Probably the most famous of the comics from the eighties to the early nineties or whenever, Calvin and Hobbes was a mainstay in The Press of Atlantic City, my local paper when I was younger. Every Sunday (we only got the Sunday paper) I'd zoom outside and grab the paper, my feet clad in white socks with black bottoms from the wet driveway. On the way back inside I would shell the front page and sports section like a hard-boiled egg and run back into my room, to look at the only colored pages that mattered to me.

This was back before Nancy got reverted (badly) back to it's 1933 roots and when Charles Schultz was still churning out funny stuff from time time, before the Parkinson's got so bad none of the characters had straight lines. Beetle Baily still got stomped by the Sarge and Bloom County was still around (though hardly something I understood). I still read Family Circus, hoping for a funny joke here and there (although I think I mainly read them when Billy went on his adventures and a segmented line indicated his path).

But Calvin and Hobbes was the first one I read, every time, even when we started getting the real paper during the week (or at least Mondays, Thursdays and Fridays). It was the drawing that really got to me. Bill Watterson could really get trees down. I've always liked to doodle and draw myself, though I don't think I'd win any contests since mainly what I liked drawing was stuff I'd never seen before: Mountains. I liked drawing trees on cliff sides overlooking long, flat valleys and caves built into low foothills under the Rockies or perhaps an idle tower of rock poking up like a black tooth from a desert landscape in a lonely corner of Nevada (or Utah, or Arizona. Like I said, I'd never really seen any of those things, and the internet wasn't around).



What struck me about Bill Watterson was that he could draw those things, did draw those things, and the best part was that he captured them the way my mind saw them: as funny shapes against a stark background, or a wealth of color on a blank canvas. Calvin and Hobbes (even with the limited colors at first) spoke of an imaginary world that mimicked our own so well that no one would ever be able to tell the difference.
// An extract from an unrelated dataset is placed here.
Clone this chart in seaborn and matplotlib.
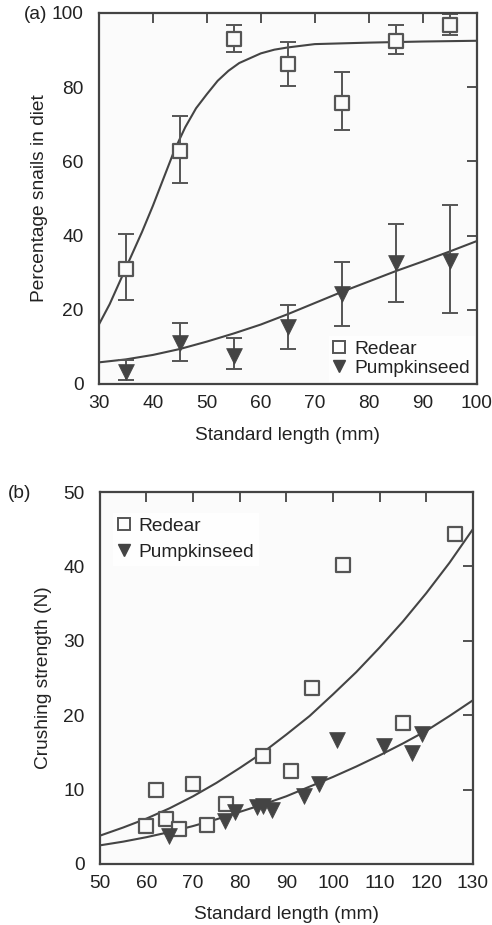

It wasn't Utah, it was Calvin's backyard, it wasn't the foothills of Appalachia, it was the long, endless forest behind Calvin's house that he'd go traversing through, his best friend at his side, in search of hills to ride his wagon down, hidden flags for Calvinball, and cool rocks to carry back home and put on his windowsill.

I wanted Calvin's backyard, I wanted the otherworldly feeling I got from those comics, and to be perfectly honest, I still do. I've been camping many times, I've lived without electricity and powered lighting and cell phones and television, without the help of the internet, books, or even a tent. For me it was always about communing with nature, always about being free from the things that other people could not see living without. They were my Calvin trips. Sometimes I was alone (though I was surrounded by people), sometimes with my friends, but always with nature and the world. It felt good to cast all the woes and worries of civilization away with the phone in my car, left to wander for a day or so, or to leave all those things at home and go camp out for a week with little to no amenities from society.

But Appalachian Trail, man. That's where it's at, really. That's the Holy Grail for me. For some it's Alaska, like Christopher McCandless. McCandless was a kid from the East Coast who (like me) resented modern society and most of the bullshit stresses and warrantless misunderstandings of human nature. He (unlike me) however, decided to ditch the money he had, hop into his Datsun, and bail. He lived for two years on the road, never staying in one place for very long, never stopping to think too long and hard about anything. When he was tired he slept, when he felt like moving on, he did, and he let nothing tie him down (including his car after a flash flood had killed the battery). He lived month after month as a vagrant, a hobo, living off the land and needing nothing.



However, McCandless was also a little too loose, not unlike Calvin when he decided to run away to the Yukon. McCandless's dream, his Holy Grail, was Alaska. He decided to get up there, probably for one last big adventure, but unfortunately he had been reading a lot of Tolstoy and Thoreau, and not a lot of survival magazines or books concerning the biggest frontier in the United States. Five months after being dropped off with little more than a couple of tuna fish sandwiches and ten pounds of rice on the Stampede Trail just East of Denali State Park, Christopher McCandless was found dead in an abandoned bus, literally walking distance from food or help, starved to death (although some think it may have been due to poison from eating moldy seeds). He made two errors in his great journey: no map, no research. There was a line of cabins near the site where he died, but he had never found them because he thought he was in the middle of nowhere, and his return up the trail was stopped because the summer run-off from the mountains nearby had blocked his way out. If he'd had a map, he'd have found those cabins, if he had done some research (or hadn't stuck to the desert for most of his other travels), he would have realized that tiny streams in April can become untraversible rivers when the snow melts. Even Calvin read a map (though he thought the Yukon was literally inches away, because he had no idea how to read one. I mean, he's six.)

I'm not mocking McCandless, though. I totally understand where he was coming from, and agree with him on almost all points. Living on the grid does suck, it's a nuisance and worrisome and a pain in the ass. I'd love to go off and live like Calvin in the woods, alone or otherwise, finding and expereincing the beauty in the world all around us. However, though I want to, I probably won't. I like writing, I'd like to get a book out some day. I'd like to have a wife and kids and all that shit that McCandless didn't want or understand (and that Calvin didn't want to understand). I'll probably do the Appalachian Trail, or at least enough of it to make me feel accomplished, and I'll come back to the world and pay my taxes like a good automaton. Does this make me a sell-out, a grevious wretch who's going back on his ideals, cashing in on those things that make me lazy, weak, and misunderstood? Maybe. But I know that when I come back from the Trail and see my family and go back to work or whatever that I did something I had always wanted to do, gone somewhere I'd always wanted to go, and that I had accomplished something worth doing.

I think Calvin would understand.

References:
"Christopher McCandless -." Wikipedia. Web. 11 Jan. 2010. http://en.wikipedia.org/wiki/Christopher_McCandless.
"Calvin and Hobbes -." Wikipedia. Web. 11 Jan. 2010. http://en.wikipedia.org/wiki/Calvin_and_hobbes.
Krakauer, Jon. Into the Wild (MTI). New York: Anchor, 2007. Print.